What you will do
Write out exactly, please, every line from the beginning of the entries to the line holding "import * as", and no pictures.

Rows

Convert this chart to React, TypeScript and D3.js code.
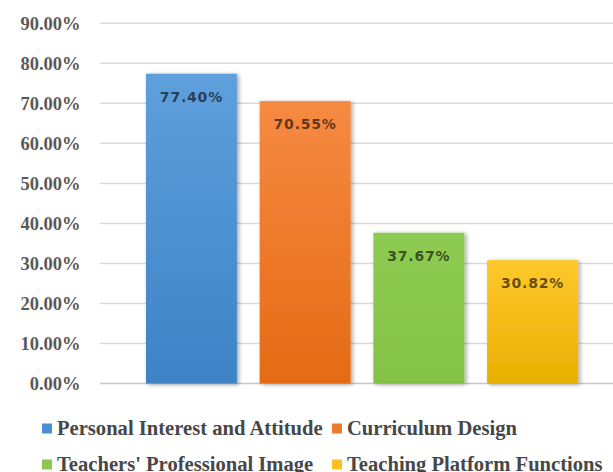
import React from "react";
import * as d3 from "d3";

const categories = [
  "Personal Interest and Attitude",
  "Curriculum Design",
  "Teachers' Professional Image",
  "Teaching Platform Functions",
];
const values = [77.4, 70.55, 37.67, 30.82];
const valueLabels = ["77.40%", "70.55%", "37.67%", "30.82%"];
const yTicks = [0, 10, 20, 30, 40, 50, 60, 70, 80, 90];
const colorsTop = ["#5e9fdc", "#f68a42", "#8ecb52", "#ffc82c"];
const colorsBottom = ["#3d83c5", "#e56b14", "#84c247", "#e8b000"];
const legendColors = ["#4a8fd3", "#ee7a2c", "#8cc850", "#fcc11e"];

const W = 613;
const H = 472;

export default function App() {
  const x = d3
    .scaleBand<string>()
    .domain(categories)
    .range([100, 624])
    .paddingInner(0.2)
    .paddingOuter(0.404);
  const y = d3.scaleLinear().domain([0, 90]).range([383.5, 23.3]);

  const legendPos = [
    { x: 42, y: 435 },
    { x: 332, y: 435 },
    { x: 42, y: 471 },
    { x: 332, y: 471 },
  ];

  return (
    <svg
      width={W}
      height={H}
      style={{ position: "absolute", left: 0, top: 0, background: "#fff" }}
    >
      <defs>
        {categories.map((c, i) => (
          <linearGradient key={c} id={`g${i}`} x1="0" y1="0" x2="0" y2="1">
            <stop offset="0%" stopColor={colorsTop[i]} />
            <stop offset="100%" stopColor={colorsBottom[i]} />
          </linearGradient>
        ))}
        <filter id="shadow" x="-20%" y="-20%" width="140%" height="140%">
          <feDropShadow dx="2" dy="1" stdDeviation="2" floodColor="#000" floodOpacity="0.35" />
        </filter>
      </defs>
      {yTicks.map((t) => (
        <g key={t}>
          <line
            x1={100}
            x2={624}
            y1={y(t)}
            y2={y(t)}
            stroke={t === 0 ? "#c8c8c8" : "#d9d9d9"}
            strokeWidth={1.5}
          />
          <text
            x={80.5}
            y={y(t)}
            dy="0.35em"
            textAnchor="end"
            fontFamily="'Liberation Serif', 'Times New Roman', serif"
            fontWeight="bold"
            fontSize={18.5}
            fill="#595959"
          >
            {d3.format(".2f")(t) + "%"}
          </text>
        </g>
      ))}
      {categories.map((c, i) => (
        <rect
          key={c}
          x={x(c)}
          y={y(values[i])}
          width={x.bandwidth()}
          height={y(0) - y(values[i])}
          fill={`url(#g${i})`}
          filter="url(#shadow)"
        />
      ))}
      {categories.map((c, i) => (
        <text
          key={c}
          x={(x(c) as number) + x.bandwidth() / 2}
          y={y(values[i]) + 28}
          textAnchor="middle"
          fontFamily="'DejaVu Sans', Verdana, sans-serif"
          fontWeight="bold"
          fontSize={14}
          letterSpacing={0.8}
          fill="#000"
          fillOpacity={0.62}
        >
          {valueLabels[i]}
        </text>
      ))}
      {categories.map((c, i) => (
        <g key={c} transform={`translate(${legendPos[i].x},${legendPos[i].y})`}>
          <rect x={0} y={-11.5} width={10} height={10} fill={legendColors[i]} />
          <text
            x={15}
            y={0}
            fontFamily="'Liberation Serif', 'Times New Roman', serif"
            fontWeight="bold"
            fontSize={20.6}
            fill="#474747"
          >
            {c}
          </text>
        </g>
      ))}
    </svg>
  );
}
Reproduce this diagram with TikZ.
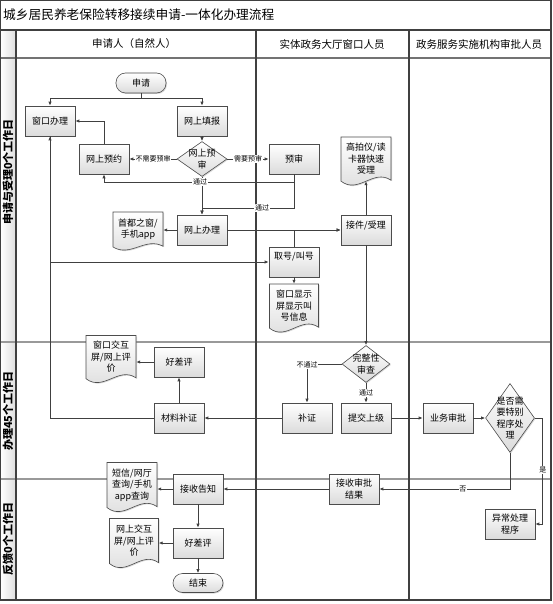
\documentclass[tikz,border=0pt]{standalone}
\usepackage{fontspec}
\setmainfont{Noto Sans CJK SC}
\usetikzlibrary{arrows.meta,shapes.geometric,shadows,calc}
\tikzset{
  shadowed/.style={drop shadow={shadow xshift=1pt,shadow yshift=-1pt,opacity=0.3}},
  box/.style={draw=black!70,line width=0.6pt,top color=white,bottom color=black!14,
    minimum width=50pt,minimum height=30pt,inner sep=1pt,align=center,
    font=\fontsize{9}{11.5}\selectfont,shadowed},
  term/.style={box,rounded corners=9.5pt,minimum height=20pt},
  dia/.style={box,diamond,inner sep=0pt},
  txt/.style={align=center,font=\fontsize{9}{11.5}\selectfont,inner sep=0pt},
  docpath/.style={draw=black!70,line width=0.6pt,top color=white,bottom color=black!14,shadowed},
  docbox/.style={rectangle,inner sep=0pt},
  conn/.style={draw=black!75,line width=0.8pt,-{Latex[length=4pt,width=3.4pt]}},
  elab/.style={fill=white,inner sep=0.6pt,font=\fontsize{7}{8}\selectfont},
  lane/.style={draw=black!75,line width=1.2pt},
  rowsep/.style={draw=black!40,line width=2pt},
  head/.style={font=\fontsize{10.5}{12}\selectfont,inner sep=0pt},
  rowlab/.style={font=\fontsize{11}{12}\selectfont\bfseries,inner sep=0pt,rotate=90},
}
\newcommand\docshape[6]{%
  \path[docpath] ({#2-#4/2},{#3-#5/2}) -- ({#2+#4/2},{#3-#5/2})
    -- ({#2+#4/2},{#3+#5/2-0.1*#5})
    .. controls ({#2+#4/2-0.35*#4},{#3+#5/2-0.35*#5}) and ({#2-#4/2+0.35*#4},{#3+#5/2+0.2*#5})
    .. ({#2-#4/2},{#3+#5/2-0.08*#5}) -- cycle;
  \node[docbox,minimum width=#4pt,minimum height=#5pt,
    label={[txt,yshift=2pt]center:{#6}}] (#1) at (#2,#3) {};
}
\begin{document}
\begin{tikzpicture}[x=1pt,y=-1pt]
\useasboundingbox (0,0) rectangle (553,604);
% lanes
\fill[left color=white,right color=black!13] (0.6,30) rectangle (16,600);
\draw[rowsep] (0.6,342) -- (551,342);
\draw[rowsep] (0.6,479) -- (551,479);
\draw[draw=black!55,line width=1.5pt] (0.6,58) -- (551,58);
\draw[lane] (0.6,30) -- (551,30);
\draw[lane] (16,30) -- (16,600);
\draw[lane] (256,30) -- (256,600);
\draw[lane] (409,30) -- (409,600);
\draw[lane] (0.6,0.6) rectangle (551,600);
% titles
\node[anchor=west,font=\fontsize{12.7}{14}\selectfont,inner sep=0pt] (title) at (3,15) {城乡居民养老保险转移接续申请-一体化办理流程};
\node[head] (h1) at (134,44) {申请人（自然人）};
\node[head] (h2) at (332,44) {实体政务大厅窗口人员};
\node[head] (h3) at (479,44) {政务服务实施机构审批人员};
\node[rowlab] (r1) at (8,172) {申请与受理0个工作日};
\node[rowlab] (r2) at (8,411) {办理45个工作日};
\node[rowlab] (r3) at (8,539) {反馈0个工作日};
% nodes row 1
\node[term] (start) at (141,83) {申请};
\node[box] (wkbl) at (50,121) {窗口办理};
\node[box] (wstb) at (202,121) {网上填报};
\node[box] (wsyy) at (104,159) {网上预约};
\node[dia,minimum width=50pt,minimum height=35pt,label={[txt]center:{网上预\\审}}] (ys) at (202,159) {};
\node[box] (ysh) at (294,159) {预审};
\node[box] (wsbl) at (202,230) {网上办理};
\node[box] (jjsl) at (366,230) {接件/受理\\~};
\node[box] (qh) at (294,262) {取号/叫号\\~};
\docshape{gpy}{366}{161}{50}{48}{高拍仪/读\\卡器快速\\受理}
\docshape{xsp}{294}{308}{49}{48}{窗口显示\\屏显示叫\\号信息}
\docshape{sdzc}{138}{231}{50}{38}{首都之窗/\\手机app}
% row 2
\node[box] (hcp1) at (179,362) {好差评};
\node[box] (clbz) at (179,418) {材料补证};
\docshape{ckjh}{111}{359}{50}{47}{窗口交互\\屏/网上评\\价}
\node[dia,minimum width=48pt,minimum height=37pt,label={[txt]center:{完整性\\审查}}] (wzx) at (366,364) {};
\node[box] (bz) at (307,418) {补证};
\node[box] (tjsj) at (366,418) {提交上级};
\node[box] (ywsp) at (448,418) {业务审批};
\node[dia,minimum width=49pt,minimum height=69pt,label={[txt]center:{是否需\\要特别\\程序处\\理}}] (sfx) at (510,418) {};
% row 3
\node[box] (jssp) at (354,489) {接收审批\\结果};
\node[box] (ycl) at (510,524) {异常处理\\程序};
\node[box] (jsgz) at (198,489) {接收告知};
\node[box] (hcp2) at (198,543) {好差评};
\node[term,minimum height=19pt] (end) at (198,583) {结束};
\docshape{dx}{132}{487}{50}{49}{短信/网厅\\查询/手机\\app查询}
\docshape{wsjh}{134}{543}{49}{49}{网上交互\\屏/网上评\\价}
% connectors
\draw[conn] (start.south) -- ++(0,5) -| (wkbl.north);
\draw[conn] (start.south) -- ++(0,5) -| (wstb.north);
\draw[conn] (wstb) -- (ys);
\draw[conn] (ys.west) -- node[elab]{不需要预审} (wsyy.east);
\draw[conn] (ys.east) -- node[elab]{需要预审} (ysh.west);
\draw[conn] (wsyy.north) |- (wkbl.east);
\draw[conn] (ys.south) -- (wsbl.north);
\draw[conn] (ysh.south) -- ++(0,8) -| (wsyy.south);
\draw[conn] (ysh.south) -- ++(0,34) -| (wsbl.north);
\node[elab] (ltg1) at (200,182) {通过};
\node[elab] (ltg2) at (262,208) {通过};
\draw[conn] (wsbl.west) -- (wsbl.west -| sdzc.east);
\draw[conn] (wsbl.east) -- (jjsl.west);
\draw[conn] (qh.north) |- (jjsl.west);
\draw[conn] (wkbl.south) |- (qh.west);
\draw[conn] (qh.south) -- (xsp.north);
\draw[conn] (jjsl.north) -- ([yshift=4pt]gpy.south);
\draw[conn] (jjsl.south) -- (wzx.north);
\draw[conn] (wzx.west) -| (bz.north);
\node[elab] (lbtg) at (307,365) {不通过};
\draw[conn] (wzx.south) -- node[elab]{通过} (tjsj.north);
\draw[conn] (bz.west) -- (clbz.east);
\draw[conn] (tjsj.east) -- (ywsp.west);
\draw[conn] (ywsp.east) -- (sfx.west);
\draw[conn] (sfx.south) |- node[elab,pos=0.68]{否} (jssp.east);
\draw[conn] (sfx.east) -- ++(8,0) |- node[elab,pos=0.245]{是} (ycl.east);
\draw[conn] (clbz.west) -| (wkbl.south);
\draw[conn] (clbz.north) -- (hcp1.south);
\draw[conn] (hcp1.west) -- (hcp1.west -| ckjh.east);
\draw[conn] (jssp.west) -- (jsgz.east);
\draw[conn] (jsgz.west) -- (jsgz.west -| dx.east);
\draw[conn] (jsgz.south) -- (hcp2.north);
\draw[conn] (hcp2.west) -- (hcp2.west -| wsjh.east);
\draw[conn] (hcp2.south) -- (end.north);
\end{tikzpicture}
\end{document}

Problem solution
Convert this chart to React, TypeScript and D3.js code.
import React from "react";
import * as d3 from "d3";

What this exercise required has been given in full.